Can you set down, exactly as they appear below, the lines from the opening of the material through the one bearing "15, 25, 35, 45, 55, 65, 75, 85];", minus the pictures?

┏━━

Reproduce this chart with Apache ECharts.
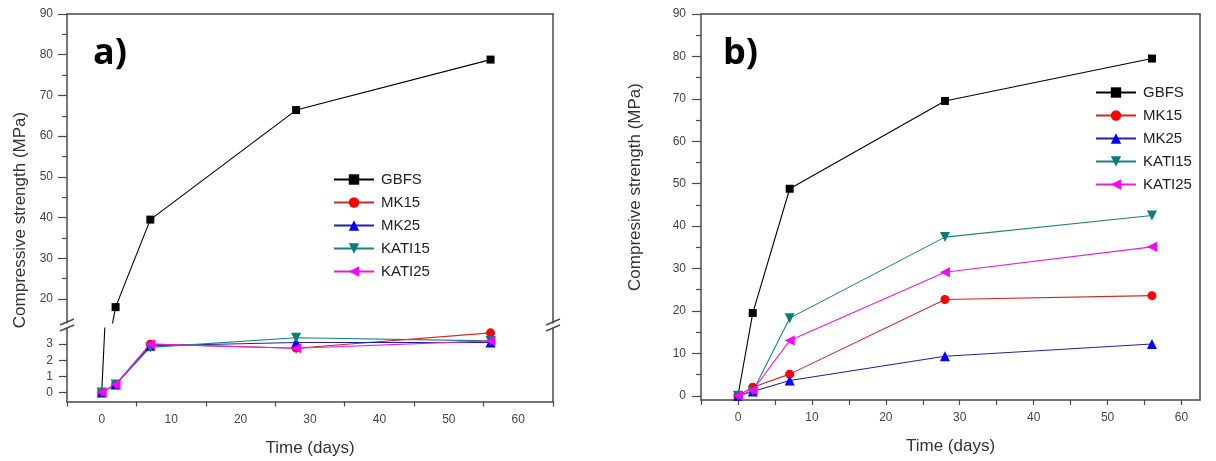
<!DOCTYPE html>
<html>
<head>
<meta charset="utf-8">
<script src="https://cdn.jsdelivr.net/npm/echarts@6/dist/echarts.min.js"></script>
<style>
html,body{margin:0;padding:0;background:#fff;}
#chart{width:1216px;height:461px;}
</style>
</head>
<body>
<div id="chart"></div>
<script>
// ---- data ----
const days = [0, 2, 7, 28, 56];
const seriesNames = ['GBFS', 'MK15', 'MK25', 'KATI15', 'KATI25'];
// panel a)
const aGBFS   = [0, 18.0, 39.5, 66.4, 78.8];
const aMK15   = [0, 0.5, 3.0, 2.75, 3.7];
const aMK25   = [0, 0.5, 2.9, 3.1, 3.1];
const aKATI15 = [0, 0.5, 2.8, 3.4, 3.2];
const aKATI25 = [0, 0.5, 3.0, 2.75, 3.2];
// panel b)
const bGBFS   = [0, 19.5, 48.8, 69.5, 79.5];
const bMK15   = [0, 2.0, 5.1, 22.7, 23.6];
const bMK25   = [0, 1.0, 3.6, 9.3, 12.2];
const bKATI15 = [0, 1.0, 18.3, 37.4, 42.5];
const bKATI25 = [0, 1.3, 13.0, 29.1, 35.1];
// tick labels
const xLabels = [0, 10, 20, 30, 40, 50, 60];
const aXTicks = [-5, 5, 15, 25, 35, 45, 55, 65];
const bXTicks = [-5, 0, 5, 10, 15, 20, 25, 30, 35, 40, 45, 50, 55, 60];
const aUpperLabels = [20, 30, 40, 50, 60, 70, 80, 90];
const aUpperMinor = [25, 35, 45, 55, 65, 75, 85];
const aLowerLabels = [0, 1, 2, 3];
const bYLabels = [0, 10, 20, 30, 40, 50, 60, 70, 80, 90];
const bYMinor = [5, 15, 25, 35, 45, 55, 65, 75, 85];

// ---- styles ----
const FONT = '"Liberation Sans", Arial, sans-serif';
const AX = '#4a4a4a';
const TXT = '#444';
const styles = {
  GBFS:   {marker: '#000000', line: '#000000', symbol: 'rect', size: 8, rot: 0},
  MK15:   {marker: '#ff0000', line: '#cc2a2a', symbol: 'circle', size: 9, rot: 0},
  MK25:   {marker: '#0000ff', line: '#2020a8', symbol: 'triangle', size: 10, rot: 0},
  KATI15: {marker: '#0a7c7c', line: '#1f8080', symbol: 'triangle', size: 10, rot: 180},
  KATI25: {marker: '#ff00ff', line: '#e020e0', symbol: 'triangle', size: 10, rot: 90}
};
const aData = {GBFS: aGBFS, MK15: aMK15, MK25: aMK25, KATI15: aKATI15, KATI25: aKATI25};
const bData = {GBFS: bGBFS, MK15: bMK15, MK25: bMK25, KATI15: bKATI15, KATI25: bKATI25};

function pairs(vals) { return days.map((d, i) => [d, vals[i]]); }

function mkSeries(name, vals, xi, yi) {
  const s = styles[name];
  return {
    type: 'line', name: name, xAxisIndex: xi, yAxisIndex: yi,
    data: pairs(vals), symbol: s.symbol, symbolSize: s.size, symbolRotate: s.rot,
    showAllSymbol: true, clip: true,
    lineStyle: {color: s.line, width: 1.1},
    itemStyle: {color: s.marker},
    emphasis: {disabled: true}, animation: false, z: 3
  };
}

const series = [];
seriesNames.forEach(n => {
  series.push(mkSeries(n, aData[n], 0, 0));   // upper part of a
  series.push(mkSeries(n, aData[n], 2, 3));   // lower part of a
  series.push(mkSeries(n, bData[n], 3, 5));   // b
});

const lineOnly = {show: true, onZero: false, lineStyle: {color: AX, width: 1.5}};
const noLine = {show: false, onZero: false};
const noTick = {show: false};
const noLabel = {show: false};

const grids = [
  {left: 67, width: 486, top: 14, height: 309, outerBoundsMode: 'none'},
  {left: 67, width: 486, top: 328, height: 73.5, outerBoundsMode: 'none'},
  {left: 701, width: 499, top: 14, height: 386, outerBoundsMode: 'none'}
];

const xAxes = [
  {type: 'value', gridIndex: 0, position: 'bottom', min: -5, max: 65,
   axisLine: noLine, axisTick: noTick, axisLabel: noLabel, splitLine: {show: false}},
  {type: 'value', gridIndex: 0, position: 'top', min: -5, max: 65,
   axisLine: lineOnly, axisTick: noTick, axisLabel: noLabel, splitLine: {show: false}},
  {type: 'value', gridIndex: 1, position: 'bottom', min: -5, max: 65,
   axisLine: lineOnly,
   axisTick: {show: true, inside: false, length: 5, customValues: aXTicks, lineStyle: {color: AX, width: 1.2}},
   axisLabel: {show: true, customValues: xLabels, margin: 12, color: TXT, fontSize: 12, fontFamily: FONT},
   splitLine: {show: false},
   name: 'Time (days)', nameLocation: 'middle', nameGap: 38,
   nameTextStyle: {fontSize: 17, color: '#333', fontFamily: FONT}},
  {type: 'value', gridIndex: 2, position: 'bottom', min: -5, max: 62.5,
   axisLine: lineOnly,
   axisTick: {show: true, inside: false, length: 5, customValues: bXTicks, lineStyle: {color: AX, width: 1.2}},
   axisLabel: {show: true, customValues: xLabels, margin: 12, color: TXT, fontSize: 12, fontFamily: FONT},
   splitLine: {show: false},
   name: 'Time (days)', nameLocation: 'middle', nameGap: 38,
   nameTextStyle: {fontSize: 17, color: '#333', fontFamily: FONT}},
  {type: 'value', gridIndex: 2, position: 'top', min: -5, max: 62.5,
   axisLine: lineOnly, axisTick: noTick, axisLabel: noLabel, splitLine: {show: false}}
];

const yAxes = [
  // 0: a upper, main
  {type: 'value', gridIndex: 0, position: 'left', min: 14.1, max: 90,
   axisLine: lineOnly,
   axisTick: {show: true, length: 9, customValues: aUpperLabels, lineStyle: {color: AX, width: 1.2}},
   axisLabel: {show: true, customValues: aUpperLabels, margin: 14, color: TXT, fontSize: 12, fontFamily: FONT},
   splitLine: {show: false}},
  // 1: a upper, minor ticks
  {type: 'value', gridIndex: 0, position: 'left', min: 14.1, max: 90,
   axisLine: noLine,
   axisTick: {show: true, length: 5, customValues: aUpperMinor, lineStyle: {color: AX, width: 1.2}},
   axisLabel: noLabel, splitLine: {show: false}},
  // 2: a upper right frame
  {type: 'value', gridIndex: 0, position: 'right', min: 14.1, max: 90,
   axisLine: lineOnly, axisTick: noTick, axisLabel: noLabel, splitLine: {show: false}},
  // 3: a lower
  {type: 'value', gridIndex: 1, position: 'left', min: -0.55, max: 4,
   axisLine: lineOnly,
   axisTick: {show: true, length: 8, customValues: aLowerLabels, lineStyle: {color: AX, width: 1.2}},
   axisLabel: {show: true, customValues: aLowerLabels, margin: 14, color: TXT, fontSize: 12, fontFamily: FONT},
   splitLine: {show: false}},
  // 4: a lower right frame
  {type: 'value', gridIndex: 1, position: 'right', min: -0.55, max: 4,
   axisLine: lineOnly, axisTick: noTick, axisLabel: noLabel, splitLine: {show: false}},
  // 5: b main
  {type: 'value', gridIndex: 2, position: 'left', min: -1, max: 90,
   axisLine: lineOnly,
   axisTick: {show: true, length: 9, customValues: bYLabels, lineStyle: {color: AX, width: 1.2}},
   axisLabel: {show: true, customValues: bYLabels, margin: 15, color: TXT, fontSize: 12, fontFamily: FONT},
   splitLine: {show: false}},
  // 6: b minor
  {type: 'value', gridIndex: 2, position: 'left', min: -1, max: 90,
   axisLine: noLine,
   axisTick: {show: true, length: 5, customValues: bYMinor, lineStyle: {color: AX, width: 1.2}},
   axisLabel: noLabel, splitLine: {show: false}},
  // 7: b right frame
  {type: 'value', gridIndex: 2, position: 'right', min: -1, max: 90,
   axisLine: lineOnly, axisTick: noTick, axisLabel: noLabel, splitLine: {show: false}}
];

const legendCommon = {
  orient: 'vertical', data: seriesNames, itemWidth: 40, itemHeight: 13, itemGap: 8,
  textStyle: {fontSize: 15, color: '#222', fontFamily: FONT, padding: [0, 0, 0, 2]},
  selectedMode: false, padding: 0
};

function breakMark(x, y) {
  return {type: 'line', silent: true, z: 10,
    shape: {x1: x - 7, y1: y + 3, x2: x + 7, y2: y - 3},
    style: {stroke: AX, lineWidth: 1.4}};
}

const chart = echarts.init(document.getElementById('chart'), null, {renderer: 'canvas'});
chart.setOption({
  backgroundColor: '#fff',
  animation: false,
  grid: grids,
  xAxis: xAxes,
  yAxis: yAxes,
  legend: [
    Object.assign({}, legendCommon, {left: 333, top: 172}),
    Object.assign({}, legendCommon, {left: 1095, top: 85})
  ],
  series: series,
  graphic: [
    {type: 'text', left: 93, top: 36, silent: true,
     style: {text: 'a)', font: 'bold 36px "Open Sans", sans-serif', fill: '#000'}},
    {type: 'text', left: 723, top: 36, silent: true,
     style: {text: 'b)', font: 'bold 36px "Open Sans", sans-serif', fill: '#000'}},
    {type: 'text', x: 20, y: 220, rotation: Math.PI / 2, silent: true,
     style: {text: 'Compressive strength (MPa)', font: '17px "Liberation Sans", Arial, sans-serif',
             fill: '#333', align: 'center', verticalAlign: 'middle'}},
    {type: 'text', x: 635, y: 187, rotation: Math.PI / 2, silent: true,
     style: {text: 'Compresive strength (MPa)', font: '17px "Liberation Sans", Arial, sans-serif',
             fill: '#333', align: 'center', verticalAlign: 'middle'}},
    breakMark(67, 322), breakMark(67, 328),
    breakMark(553, 322), breakMark(553, 328)
  ]
});
</script>
</body>
</html>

┗━━

● **Response to the exercise**:
Reproduce this chart with Apache ECharts.
<!DOCTYPE html>
<html>
<head>
<meta charset="utf-8">
<script src="https://cdn.jsdelivr.net/npm/echarts@6/dist/echarts.min.js"></script>
<style>
html,body{margin:0;padding:0;background:#fff;}
#chart{width:1216px;height:461px;}
</style>
</head>
<body>
<div id="chart"></div>
<script>
// ---- data ----
const days = [0, 2, 7, 28, 56];
const seriesNames = ['GBFS', 'MK15', 'MK25', 'KATI15', 'KATI25'];
// panel a)
const aGBFS   = [0, 18.0, 39.5, 66.4, 78.8];
const aMK15   = [0, 0.5, 3.0, 2.75, 3.7];
const aMK25   = [0, 0.5, 2.9, 3.1, 3.1];
const aKATI15 = [0, 0.5, 2.8, 3.4, 3.2];
const aKATI25 = [0, 0.5, 3.0, 2.75, 3.2];
// panel b)
const bGBFS   = [0, 19.5, 48.8, 69.5, 79.5];
const bMK15   = [0, 2.0, 5.1, 22.7, 23.6];
const bMK25   = [0, 1.0, 3.6, 9.3, 12.2];
const bKATI15 = [0, 1.0, 18.3, 37.4, 42.5];
const bKATI25 = [0, 1.3, 13.0, 29.1, 35.1];
// tick labels
const xLabels = [0, 10, 20, 30, 40, 50, 60];
const aXTicks = [-5, 5, 15, 25, 35, 45, 55, 65];
const bXTicks = [-5, 0, 5, 10, 15, 20, 25, 30, 35, 40, 45, 50, 55, 60];
const aUpperLabels = [20, 30, 40, 50, 60, 70, 80, 90];
const aUpperMinor = [25, 35, 45, 55, 65, 75, 85];
const aLowerLabels = [0, 1, 2, 3];
const bYLabels = [0, 10, 20, 30, 40, 50, 60, 70, 80, 90];
const bYMinor = [5, 15, 25, 35, 45, 55, 65, 75, 85];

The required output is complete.